On-farm raw milk sales are legal in Massachusetts and have proven to be a major market maker for on-farm sales.

“It was the raw milk that really made our on-farm sales take off,” Mark said.

This raw milk is sold in plastic jugs for $5.00 a gallon and current sales are around 100 gallons a week.

Approximately half of these sales go to a small consumer co-op in Boston who drive up for it each week.

Jeanette said the problem with fluid milk sales is that the consumers want it year-around and she and Mark cherish their winter vacation time.

“The only way a small dairy can work is to not have to milk year around,” Mark said.

“Our raw milk customers don’t like it, but otherwise we never get to get out of the rut.”
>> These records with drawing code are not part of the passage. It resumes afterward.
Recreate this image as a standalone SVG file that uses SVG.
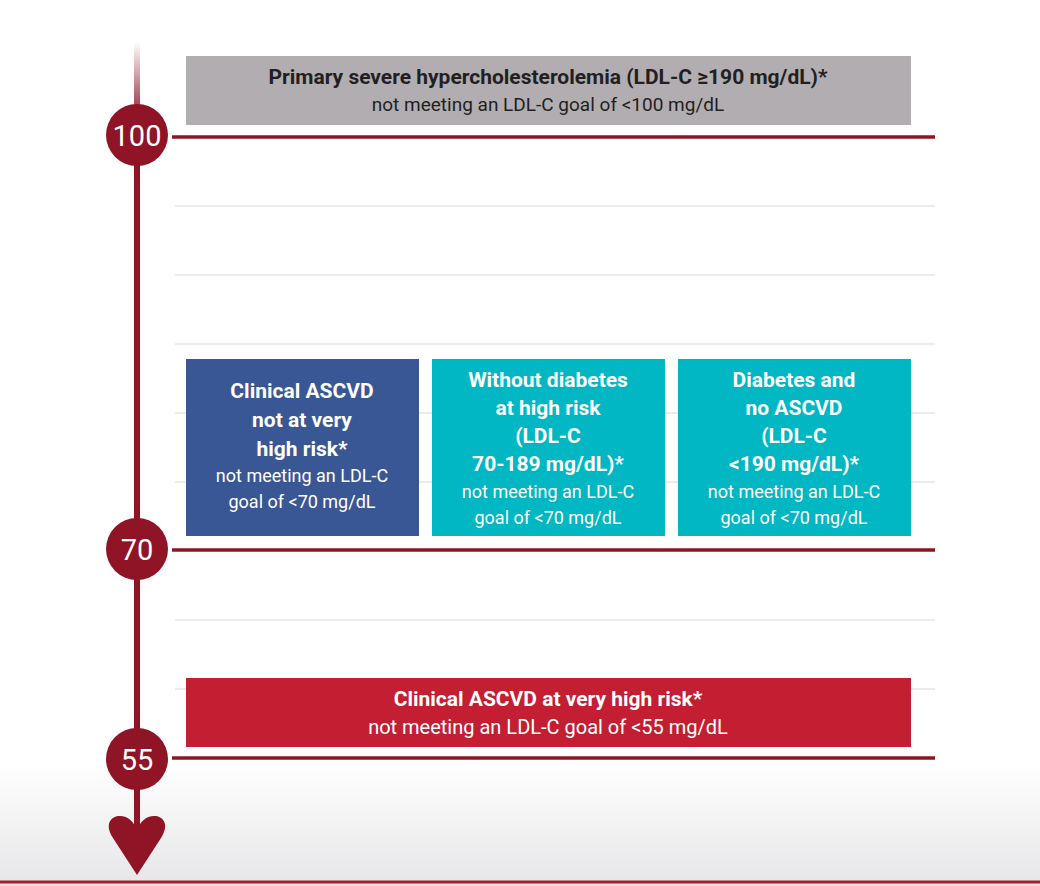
<svg xmlns="http://www.w3.org/2000/svg" width="1040" height="886" viewBox="0 0 1040 886">
<defs>
<linearGradient id="bg" x1="0" y1="0" x2="0" y2="1"><stop offset="0" stop-color="#fff"/><stop offset="1" stop-color="#e6e5e7"/></linearGradient>
<linearGradient id="ax" x1="0" y1="0" x2="0" y2="1"><stop offset="0" stop-color="#8f1426" stop-opacity="0"/><stop offset="1" stop-color="#8f1426"/></linearGradient>
<style>
text{font-family:"Roboto","Liberation Sans",sans-serif;text-anchor:middle}
.b{font-weight:bold;font-size:21px;fill:#fff}
.n{font-size:18px;fill:#fff}
.grid{stroke:#d9d8da;stroke-width:1}
.red{stroke:#8f1426;stroke-width:3.5}
.num{font-size:29px;fill:#fff}
</style>
</defs>
<rect width="1040" height="886" fill="#fff"/>
<rect y="765" width="1040" height="121" fill="url(#bg)"/>
<line x1="0" y1="882" x2="1040" y2="882" stroke="#a81c2e" stroke-width="3"/>
<g id="connectors">
<g class="grid"><line x1="175" y1="206" x2="935" y2="206"/><line x1="175" y1="275" x2="935" y2="275"/><line x1="175" y1="344" x2="935" y2="344"/><line x1="175" y1="413" x2="935" y2="413"/><line x1="175" y1="482" x2="935" y2="482"/><line x1="175" y1="620" x2="935" y2="620"/><line x1="175" y1="689" x2="935" y2="689"/></g>
<rect x="134" y="42" width="6" height="80" fill="url(#ax)"/>
<line x1="137" y1="120" x2="137" y2="830" stroke="#8f1426" stroke-width="6"/>
<line class="red" x1="172" y1="137" x2="935" y2="137"/>
<line class="red" x1="172" y1="550" x2="935" y2="550"/>
<line class="red" x1="172" y1="758" x2="935" y2="758"/>
<path d="M137,875 L113,838 C104,824 111,816 120,816 C128,816 134,822 137,830 C140,822 146,816 154,816 C163,816 170,824 161,838 Z" fill="#8f1426"/>
</g>
<g id="m100"><circle cx="137" cy="135" r="31" fill="#8f1426"/><text class="num" x="137" y="146">100</text></g>
<g id="m70"><circle cx="137" cy="549" r="31" fill="#8f1426"/><text class="num" x="137" y="560">70</text></g>
<g id="m55"><circle cx="137" cy="759" r="31" fill="#8f1426"/><text class="num" x="137" y="770">55</text></g>
<g id="primary"><rect x="186" y="56" width="725" height="69" fill="#b1adb1"/>
<text x="548" y="84" font-size="21" font-weight="bold" fill="#231f20">Primary severe hypercholesterolemia (LDL-C ≥190 mg/dL)*</text>
<text x="548" y="111" font-size="19" fill="#231f20">not meeting an LDL-C goal of &lt;100 mg/dL</text></g>
<g id="ascvd"><rect x="186" y="359" width="233" height="177" fill="#3a5795"/>
<text class="b" x="302" y="398">Clinical ASCVD</text><text class="b" x="302" y="427">not at very</text><text class="b" x="302" y="456">high risk*</text>
<text class="n" x="302" y="482">not meeting an LDL-C</text><text class="n" x="302" y="508">goal of &lt;70 mg/dL</text></g>
<g id="nodiab"><rect x="432" y="359" width="233" height="177" fill="#00b7c3"/>
<text class="b" x="548" y="387">Without diabetes</text><text class="b" x="548" y="415">at high risk</text><text class="b" x="548" y="443">(LDL-C</text><text class="b" x="548" y="471">70-189 mg/dL)*</text>
<text class="n" x="548" y="498">not meeting an LDL-C</text><text class="n" x="548" y="524">goal of &lt;70 mg/dL</text></g>
<g id="diab"><rect x="678" y="359" width="233" height="177" fill="#00b7c3"/>
<text class="b" x="794" y="387">Diabetes and</text><text class="b" x="794" y="415">no ASCVD</text><text class="b" x="794" y="443">(LDL-C</text><text class="b" x="794" y="471">&lt;190 mg/dL)*</text>
<text class="n" x="794" y="498">not meeting an LDL-C</text><text class="n" x="794" y="524">goal of &lt;70 mg/dL</text></g>
<g id="vhr"><rect x="186" y="678" width="725" height="69" fill="#c41e33"/>
<text class="b" x="548" y="706">Clinical ASCVD at very high risk*</text>
<text x="548" y="734" font-size="20" fill="#fff">not meeting an LDL-C goal of &lt;55 mg/dL</text></g>
</svg>
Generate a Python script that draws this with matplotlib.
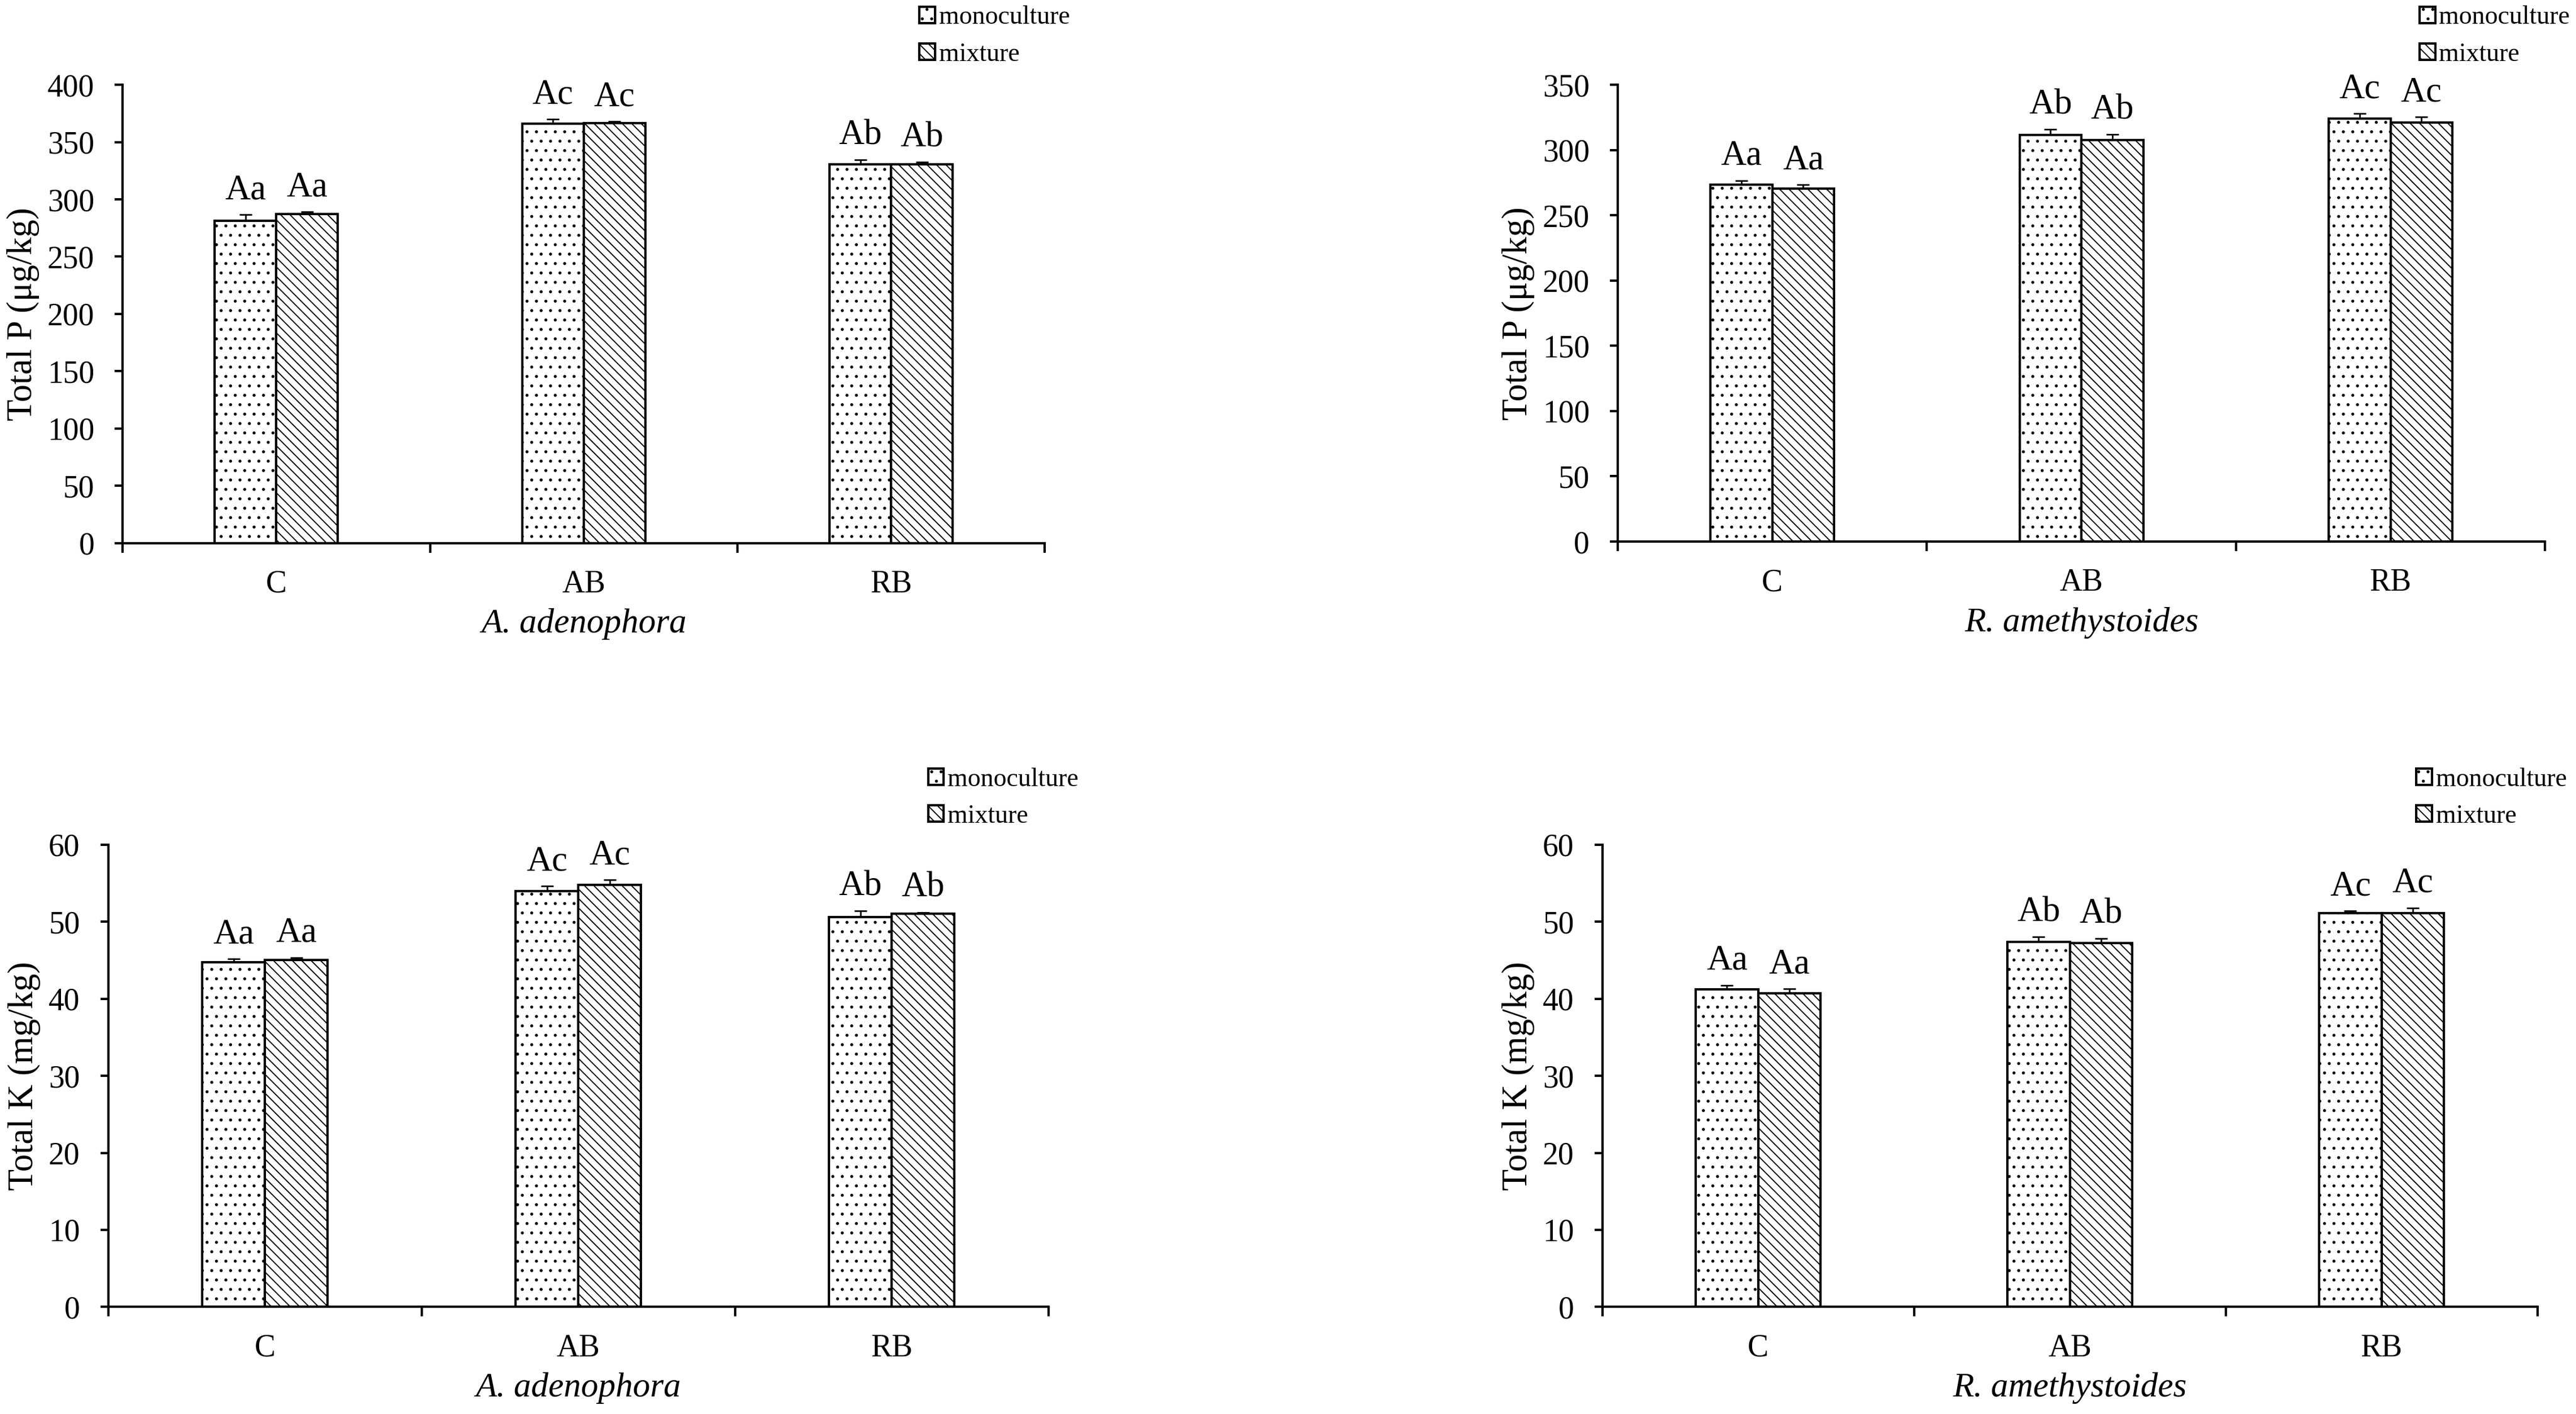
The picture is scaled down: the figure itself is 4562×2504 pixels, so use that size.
import numpy as np
import matplotlib
matplotlib.use("Agg")
import matplotlib.pyplot as plt

plt.rcParams['font.family'] = ['Liberation Serif', 'DejaVu Serif']
plt.rcParams['hatch.linewidth'] = 0.7
plt.rcParams['hatch.color'] = 'black'

groups = ['C', 'AB', 'RB']
series = ['monoculture', 'mixture']

# Total P, A. adenophora
p_aa_mono = [281.5, 366, 330.5]
p_aa_mix = [287, 366.5, 330.5]
p_aa_mono_err = [5, 4, 3.8]
p_aa_mix_err = [2, 1.5, 2]
p_aa_mono_lab = ['Aa', 'Ac', 'Ab']
p_aa_mix_lab = ['Aa', 'Ac', 'Ab']

# Total P, R. amethystoides
p_ra_mono = [273.4, 311.5, 324]
p_ra_mix = [270.3, 307.5, 321]
p_ra_mono_err = [3.3, 4.3, 4]
p_ra_mix_err = [3.3, 4.6, 4.3]
p_ra_mono_lab = ['Aa', 'Ab', 'Ac']
p_ra_mix_lab = ['Aa', 'Ab', 'Ac']

# Total K, A. adenophora
k_aa_mono = [44.7, 54.0, 50.6]
k_aa_mix = [45.0, 54.8, 51.0]
k_aa_mono_err = [0.45, 0.6, 0.8]
k_aa_mix_err = [0.35, 0.6, 0.2]
k_aa_mono_lab = ['Aa', 'Ac', 'Ab']
k_aa_mix_lab = ['Aa', 'Ac', 'Ab']

# Total K, R. amethystoides
k_ra_mono = [41.2, 47.4, 51.1]
k_ra_mix = [40.7, 47.2, 51.1]
k_ra_mono_err = [0.55, 0.6, 0.3]
k_ra_mix_err = [0.6, 0.6, 0.7]
k_ra_mono_lab = ['Aa', 'Ab', 'Ac']
k_ra_mix_lab = ['Aa', 'Ab', 'Ac']

fig = plt.figure(figsize=(22.81, 12.52), dpi=200)

panels = [
    dict(rect=[0.0476, 0.616, 0.358, 0.324], mono=p_aa_mono, mix=p_aa_mix,
         mono_err=p_aa_mono_err, mix_err=p_aa_mix_err, mono_lab=p_aa_mono_lab,
         mix_lab=p_aa_mix_lab, ylim=400, ystep=50, ylabel='Total P (\u03bcg/kg)',
         xlabel='A. adenophora', leg=(0.3569, 0.9745)),
    dict(rect=[0.628, 0.617, 0.360, 0.323], mono=p_ra_mono, mix=p_ra_mix,
         mono_err=p_ra_mono_err, mix_err=p_ra_mix_err, mono_lab=p_ra_mono_lab,
         mix_lab=p_ra_mix_lab, ylim=350, ystep=50, ylabel='Total P (\u03bcg/kg)',
         xlabel='R. amethystoides', leg=(0.9393, 0.9745)),
    dict(rect=[0.042, 0.0757, 0.365, 0.327], mono=k_aa_mono, mix=k_aa_mix,
         mono_err=k_aa_mono_err, mix_err=k_aa_mix_err, mono_lab=k_aa_mono_lab,
         mix_lab=k_aa_mix_lab, ylim=60, ystep=10, ylabel='Total K (mg/kg)',
         xlabel='A. adenophora', leg=(0.3603, 0.4357)),
    dict(rect=[0.622, 0.0757, 0.363, 0.327], mono=k_ra_mono, mix=k_ra_mix,
         mono_err=k_ra_mono_err, mix_err=k_ra_mix_err, mono_lab=k_ra_mono_lab,
         mix_lab=k_ra_mix_lab, ylim=60, ystep=10, ylabel='Total K (mg/kg)',
         xlabel='R. amethystoides', leg=(0.938, 0.4357)),
]

x = np.arange(len(groups))
w = 0.2

for p in panels:
    ax = fig.add_axes(p['rect'])
    b1 = ax.bar(x - w / 2, p['mono'], w, color='white', edgecolor='black',
                linewidth=1.5, hatch='..', label=series[0], zorder=2)
    b2 = ax.bar(x + w / 2, p['mix'], w, color='white', edgecolor='black',
                linewidth=1.5, hatch='\\\\\\\\', label=series[1], zorder=2)
    for xs, vals, errs, labs in [(x - w / 2, p['mono'], p['mono_err'], p['mono_lab']),
                                 (x + w / 2, p['mix'], p['mix_err'], p['mix_lab'])]:
        ax.errorbar(xs, vals, yerr=[np.zeros(len(vals)), errs], fmt='none',
                    ecolor='black', elinewidth=1, capsize=4, capthick=1, zorder=3)
        for xi, v, e, t in zip(xs, vals, errs, labs):
            ax.annotate(t, (xi, v + e), xytext=(0, 10), textcoords='offset points',
                        ha='center', va='baseline', fontsize=22.5)

    ax.set_xlim(-0.5, 2.5)
    ax.set_ylim(0, p['ylim'])
    ax.set_yticks(np.arange(0, p['ylim'] + 1, p['ystep']))
    ax.set_xticks([-0.5, 0.5, 1.5, 2.5])
    ax.set_xticklabels([])
    ax.set_xticks(x, minor=True)
    ax.set_xticklabels(groups, minor=True)
    ax.tick_params(axis='x', which='major', direction='out', length=6, width=1.5)
    ax.tick_params(axis='x', which='minor', length=0, pad=17, labelsize=20)
    ax.tick_params(axis='y', direction='out', length=5, width=1.5, pad=13, labelsize=20)
    for s in ['top', 'right']:
        ax.spines[s].set_visible(False)
    for s in ['left', 'bottom']:
        ax.spines[s].set_linewidth(1.5)
    ax.set_ylabel(p['ylabel'], fontsize=22.5, labelpad=5)
    ax.set_xlabel(p['xlabel'], fontsize=22, style='italic', labelpad=6)

    ax.legend(handles=[b1, b2], labels=series, loc='center left',
              bbox_to_anchor=p['leg'], bbox_transform=fig.transFigure,
              frameon=False, borderpad=0, borderaxespad=0, fontsize=16.5,
              handlelength=0.6, handleheight=0.6, handletextpad=0.15,
              labelspacing=0.5)

fig.savefig('out.png', dpi=200, facecolor='white')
Jeanette said a major part of their success has been plugging into consumers radicalized by Sally Fallon’s Weston A. Price Foundation.

The Weston A. Price Foundation promotes traditional European style foods including raw milk and grassfed meats and has a sizable consumer following.

“I don’t think we could have done this five years earlier,” Jeanette said.

“Sally Fallon is doing a great job building a market for us.”

Jeanette recommended that people interested in doing something similar first go seasonal and learn to make milk solely from grass first. She said this is the foundation upon which to add value-added products.

She said they started small and only used 25% of their herd’s milk in the first year for cheesemaking.

“Being grassfed and seasonal and being alternative farmers is the key to our success,” she said.

“We definitely have less input cost and we have a clear division of labor between Mark and myself.

“He does the majority of the animal work and I do all of the processing and the bulk of the marketing.

“We work hard for six to eight months of the year and then spend the rest of the year resting, planning and working with the horses.”